World Bank: Nigeria’s Economic Growth Driven by Services, Reforms

Five Nigerian states are set to receive a combined $15 million, part of a larger $27 million in incentives approved for states that successfully achieved the Year Zero Disbursement-Linked Results under the World Bank-backed HOPE Governance Programme. Bayelsa, Borno, Kano, Kebbi and Yobe emerged among the biggest beneficiaries of the package, which is worth roughly N41 billion. The announcement was made Tuesday in Abuja by the programme’s National Coordinator, Dr Assad Hassan, during a retreat for commissioners, permanent secretaries, and budget and planning directors from all 36 states and the FCT. 
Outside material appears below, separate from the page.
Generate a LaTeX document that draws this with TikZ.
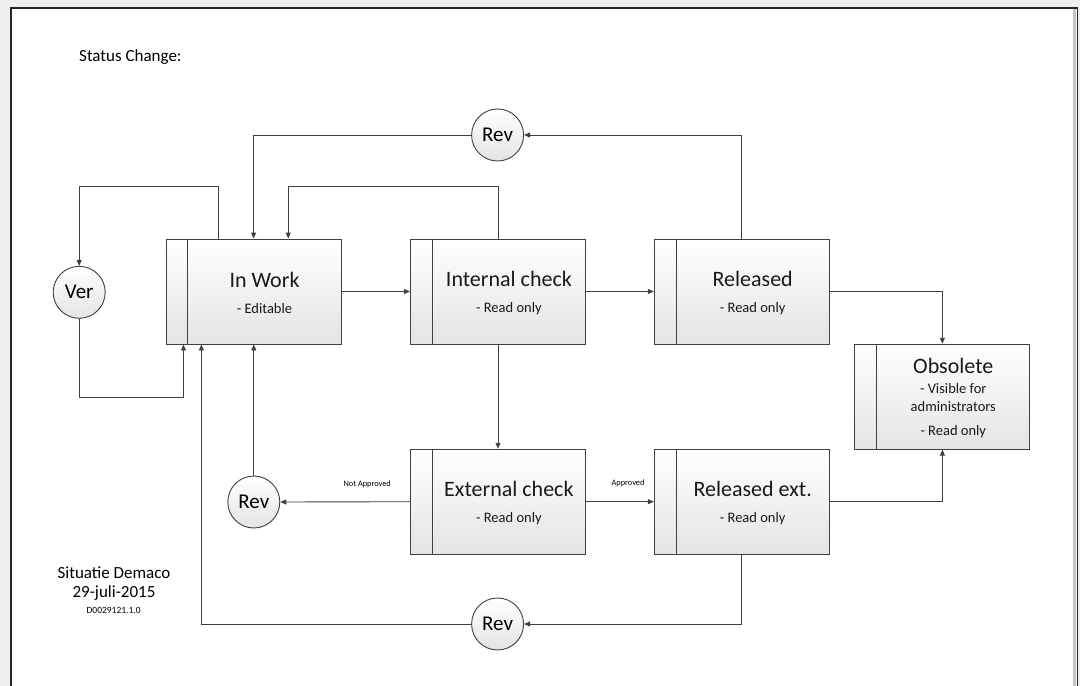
\documentclass[tikz,border=0pt]{standalone}
\usepackage{fontspec}
\setmainfont{Carlito}
\usetikzlibrary{arrows.meta}

\definecolor{linegray}{HTML}{404040}
\definecolor{boxgray}{HTML}{E4E4E4}
\definecolor{pagegray}{HTML}{EFEFEF}

\newcommand{\stitle}[1]{{\fontsize{22}{26}\selectfont #1}}

\tikzset{
	statebox/.style={rectangle, draw=linegray, line width=0.9pt, minimum width=175pt, minimum height=105pt,
		top color=white, bottom color=boxgray,
		path picture={\draw[linegray, line width=0.9pt] ([xshift=21.7pt]path picture bounding box.north west) -- ([xshift=21.7pt]path picture bounding box.south west);}},
	statetext/.style={align=center, inner sep=0pt, text=black!90, font=\fontsize{14.5}{18}\selectfont},
	revcircle/.style={circle, draw=linegray, line width=0.9pt, minimum size=52pt, inner sep=0pt,
		top color=white, bottom color=boxgray, font=\fontsize{21}{24}\selectfont},
	flow/.style={draw=linegray, line width=0.9pt, -{Triangle[length=6pt,width=5pt]}},
	flowlabel/.style={inner sep=0pt, font=\fontsize{8.3}{10}\selectfont},
	plaintext/.style={inner sep=0pt, font=\fontsize{17}{20}\selectfont},
}

\begin{document}
\begin{tikzpicture}[x=1pt, y=-1pt]
				\useasboundingbox (0,0) rectangle (1080,686);
				\begin{scope}
					\clip (0,0) rectangle (1080,686);
					\fill[pagegray] (0,0) rectangle (1080,686);
					\filldraw[fill=white, draw=black!85, line width=1.3pt] (11,8) rectangle (1077.5,700); % sheet
					\draw[gray!45, line width=2.5pt] (1074.5,9) -- (1074.5,700);
				\end{scope}

				\node[plaintext, anchor=west] (title) at (79,57.5) {Status Change:};

				% states
				\node[statebox] (work) at (253.6,291.5) {};
				\node[statebox] (intc) at (498,291.5) {};
				\node[statebox] (rel) at (741.8,291.5) {};
				\node[statebox] (obs) at (942.4,396.7) {};
				\node[statebox] (ext) at (498,501.7) {};
				\node[statebox] (relx) at (741.8,501.7) {};

				\node[statetext] (work-t) at (264.5,293) {\stitle{In Work}\\[7.5pt]- Editable};
				\node[statetext] (intc-t) at (508.9,293) {\stitle{Internal check}\\[7.5pt]- Read only};
				\node[statetext] (rel-t) at (752.7,293) {\stitle{Released}\\[7.5pt]- Read only};
				\node[statetext] (obs-t) at (953.3,398) {\stitle{Obsolete}\\[1.5pt]- Visible for\\administrators\\[6pt]- Read only};
				\node[statetext] (ext-t) at (508.9,503.2) {\stitle{External check}\\[7.5pt]- Read only};
				\node[statetext] (relx-t) at (752.7,503.2) {\stitle{Released ext.}\\[7.5pt]- Read only};

				% revision / version circles
				\node[revcircle] (revtop) at (497.6,135) {Rev};
				\node[revcircle] (ver) at (79.2,292.3) {Ver};
				\node[revcircle] (revmid) at (253.8,502) {Rev};
				\node[revcircle] (revbot) at (497.6,624) {Rev};

				\draw[flow] (work.east) -- (intc.west); % work -> internal
				\draw[flow] (intc.east) -- (rel.west); % internal -> released
				\draw[flow] (rel.east) -| (obs.north); % released -> obsolete
				\draw[flow] (relx.east) -| (obs.south); % released ext -> obsolete
				\draw[flow] (intc.south) -- (ext.north); % internal -> external
				\draw[flow] (ext.west) -- node[flowlabel, pos=0.33, yshift=18pt] (napp) {Not Approved} (revmid.east);
				\draw[flow] (ext.east) -- node[flowlabel, pos=0.62, yshift=18pt] (app) {Approved} (relx.west);

				\draw[flow] (rel.north) |- (revtop.east); % released -> rev
				\draw[flow] (revtop.west) -| (work.north); % rev -> work
				\draw[flow] (intc.north) -- ++(0,-52) -| ([xshift=34.6pt]work.north); % internal -> work
				\draw[flow] ([xshift=-35.3pt]work.north) -- ++(0,-52) -| (ver.north); % work -> ver
				\draw[flow] (ver.south) -- ++(0,78.7) -| ([xshift=-70.1pt]work.south); % ver -> work
				\draw[flow] (revmid.north) -- (revmid.north |- work.south); % rev -> work
				\draw[flow] (relx.south) |- (revbot.east); % released ext -> rev
				\draw[flow] (revbot.west) -| ([xshift=-52.2pt]work.south); % rev -> work

				\node[plaintext] (sit1) at (114,572.7) {Situatie Demaco};
				\node[plaintext] (sit2) at (114,593) {29-juli-2015};
				\node[inner sep=0pt, font=\fontsize{9.5}{11}\selectfont] (sit3) at (113.6,610) {D0029121.1.0};
			\end{tikzpicture}
\end{document}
The HOPE Governance Programme is a $500 million World Bank-supported initiative designed to improve financing for basic education and primary healthcare delivery in Nigeria, while promoting transparency and accountability in public spending across both sectors. The five leading states qualified for $1.5 million each under one results category for adopting comprehensive guidelines on state basic education budgets ahead of a March 2025 deadline, and earned a matching $1.5 million each for similar reforms in primary healthcare budgeting. A separate tier of funding rewarded nine states — including Adamawa, Delta, Gombe, Plateau and Taraba — for harmonising local government budget guidelines.
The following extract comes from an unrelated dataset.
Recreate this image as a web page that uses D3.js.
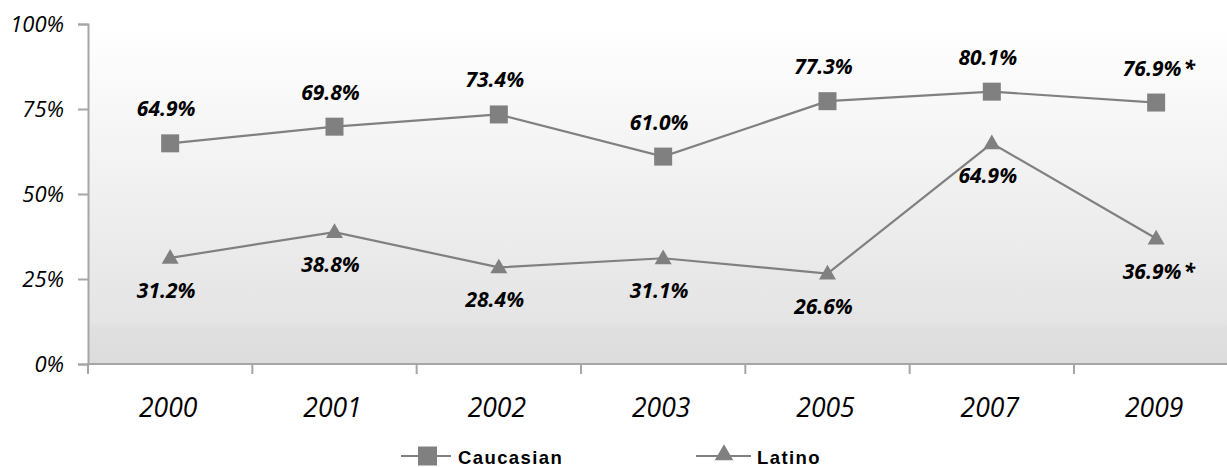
<!DOCTYPE html>
<html>
<head>
<meta charset="utf-8">
<script src="https://cdn.jsdelivr.net/npm/d3@7"></script>
<style>
  html, body { margin: 0; padding: 0; background: #ffffff; }
  svg { display: block; }
</style>
</head>
<body>
<div id="chart"></div>
<script>
// ---- data ----
const categories = ["2000", "2001", "2002", "2003", "2005", "2007", "2009"];
const caucasian = [64.9, 69.8, 73.4, 61.0, 77.3, 80.1, 76.9];
const latino = [31.2, 38.8, 28.4, 31.1, 26.6, 64.9, 36.9];
const caucasianNotes = ["", "", "", "", "", "", "*"];
const latinoNotes = ["", "", "", "", "", "", "*"];
const yTicks = [0, 25, 50, 75, 100];
const seriesNames = ["Caucasian", "Latino"];

// ---- layout ----
const W = 1227, H = 467;
const plotLeft = 88, plotTop = 24, plotBottom = 364;
const bandW = 164.33;
const plotRight = plotLeft + bandW * categories.length;
const gray = "#808080";
const axisColor = "#a6a6a6";
const font = "'Open Sans', 'DejaVu Sans', sans-serif";

const svg = d3.select("#chart").append("svg")
  .attr("width", W).attr("height", H);

const defs = svg.append("defs");
const grad = defs.append("linearGradient").attr("id", "bg")
  .attr("x1", 0).attr("y1", 0).attr("x2", 0).attr("y2", 1);
grad.append("stop").attr("offset", "0%").attr("stop-color", "#ffffff");
grad.append("stop").attr("offset", "88%").attr("stop-color", "#e4e4e4");
grad.append("stop").attr("offset", "89%").attr("stop-color", "#e0e0e0");
grad.append("stop").attr("offset", "100%").attr("stop-color", "#dcdcdc");

const x = d3.scaleBand().domain(categories).range([plotLeft, plotRight]);
const y = d3.scaleLinear().domain([0, 100]).range([plotBottom, plotTop]);
const cx = c => x(c) + x.bandwidth() / 2;

// plot background
svg.append("rect")
  .attr("x", plotLeft).attr("y", y(100))
  .attr("width", plotRight - plotLeft).attr("height", y(0) - y(100))
  .attr("fill", "url(#bg)");

// y axis
const yAxis = d3.axisLeft(y).tickValues(yTicks).tickSize(10).tickFormat(d => d + "%");
const gy = svg.append("g").attr("transform", `translate(${plotLeft},0)`).call(yAxis);
gy.select(".domain").attr("stroke", axisColor).attr("stroke-width", 2);
gy.selectAll(".tick line").attr("stroke", axisColor).attr("stroke-width", 2);
gy.selectAll(".tick text")
  .attr("x", -24).attr("dy", "0.36em")
  .attr("font-family", font).attr("font-style", "italic")
  .attr("font-size", 22).attr("fill", "#000");

// x axis (ticks between categories)
const xBounds = d3.range(categories.length + 1).map(i => plotLeft + i * bandW);
const gx = svg.append("g");
gx.append("line")
  .attr("x1", plotLeft - 1).attr("x2", plotRight)
  .attr("y1", plotBottom).attr("y2", plotBottom)
  .attr("stroke", axisColor).attr("stroke-width", 2);
gx.selectAll("line.tk").data(xBounds).join("line").attr("class", "tk")
  .attr("x1", d => d).attr("x2", d => d)
  .attr("y1", plotBottom).attr("y2", plotBottom + 10)
  .attr("stroke", axisColor).attr("stroke-width", 2);
gx.selectAll("text").data(categories).join("text")
  .attr("x", d => cx(d) - 2).attr("y", 417)
  .attr("text-anchor", "middle")
  .attr("font-family", font).attr("font-style", "italic")
  .attr("font-size", 26.5).attr("fill", "#000")
  .text(d => d);

// lines
const line = d3.line().x(d => cx(d.c)).y(d => y(d.v));
const cData = categories.map((c, i) => ({ c, v: caucasian[i], n: caucasianNotes[i] }));
const lData = categories.map((c, i) => ({ c, v: latino[i], n: latinoNotes[i] }));

svg.append("path").datum(cData).attr("d", line)
  .attr("fill", "none").attr("stroke", gray).attr("stroke-width", 2.2);
svg.append("path").datum(lData).attr("d", line)
  .attr("fill", "none").attr("stroke", gray).attr("stroke-width", 2.2);

// markers
const sq = 18;
svg.selectAll("rect.m").data(cData).join("rect").attr("class", "m")
  .attr("x", d => cx(d.c) - sq / 2).attr("y", d => y(d.v) - sq / 2)
  .attr("width", sq).attr("height", sq).attr("fill", gray);

const tri = d3.symbol().type(d3.symbolTriangle).size(125);
svg.selectAll("path.t").data(lData).join("path").attr("class", "t")
  .attr("d", tri)
  .attr("transform", d => `translate(${cx(d.c)},${y(d.v) + 1})`)
  .attr("fill", gray);

// data labels
function addLabels(data, dy) {
  const g = svg.append("g");
  data.forEach(d => {
    const t = g.append("text")
      .attr("x", cx(d.c) - 4).attr("y", y(d.v) + dy)
      .attr("text-anchor", "middle")
      .attr("font-family", font).attr("font-style", "italic").attr("font-weight", 700)
      .attr("font-size", 21).attr("fill", "#000")
      .text(d3.format(".1f")(d.v) + "%");
    if (d.n) {
      const w = t.node().getComputedTextLength();
      g.append("text")
        .attr("x", cx(d.c) - 4 + w / 2 + 2).attr("y", y(d.v) + dy)
        .attr("font-family", font).attr("font-style", "italic").attr("font-weight", 700)
        .attr("font-size", 21).attr("fill", "#000")
        .text(d.n);
    }
  });
}
addLabels(cData, -27);
addLabels(lData, 40);

// legend
const lg = svg.append("g");
const legendY = 456;
// Caucasian
lg.append("line").attr("x1", 401).attr("x2", 451).attr("y1", legendY).attr("y2", legendY)
  .attr("stroke", gray).attr("stroke-width", 2.2);
lg.append("rect").attr("x", 418).attr("y", legendY - 9.5).attr("width", 19).attr("height", 19)
  .attr("fill", gray);
lg.append("text").attr("x", 458).attr("y", 463.5)
  .attr("font-family", "'Liberation Sans', Arial, sans-serif").attr("font-weight", 700)
  .attr("font-size", 18.5).attr("letter-spacing", 1.4).attr("fill", "#000")
  .text(seriesNames[0]);
// Latino
lg.append("line").attr("x1", 696).attr("x2", 751).attr("y1", legendY).attr("y2", legendY)
  .attr("stroke", gray).attr("stroke-width", 2.2);
lg.append("path").attr("d", d3.symbol().type(d3.symbolTriangle).size(150))
  .attr("transform", `translate(724,${legendY - 1})`).attr("fill", gray);
lg.append("text").attr("x", 757).attr("y", 463.5)
  .attr("font-family", "'Liberation Sans', Arial, sans-serif").attr("font-weight", 700)
  .attr("font-size", 18.5).attr("letter-spacing", 1.4).attr("fill", "#000")
  .text(seriesNames[1]);
</script>
</body>
</html>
Despite the payout, Dr Hassan flagged ongoing weaknesses, noting that many states still struggle to establish effective coordination between ministries, departments and agencies, which undermines local ownership of reforms and threatens their long-term sustainability. He said independent verifiers are now working to complete a second phase of assessment by July 2026, and that the programme has launched a capacity-building plan to give technical support to states that fell short, so they can perform better in future funding rounds. The reward scheme is the latest sign of Nigeria’s growing reliance on performance-based World Bank financing, which has totalled roughly $9.35 billion in approvals across sectors like power, education, healthcare and agriculture since 2023.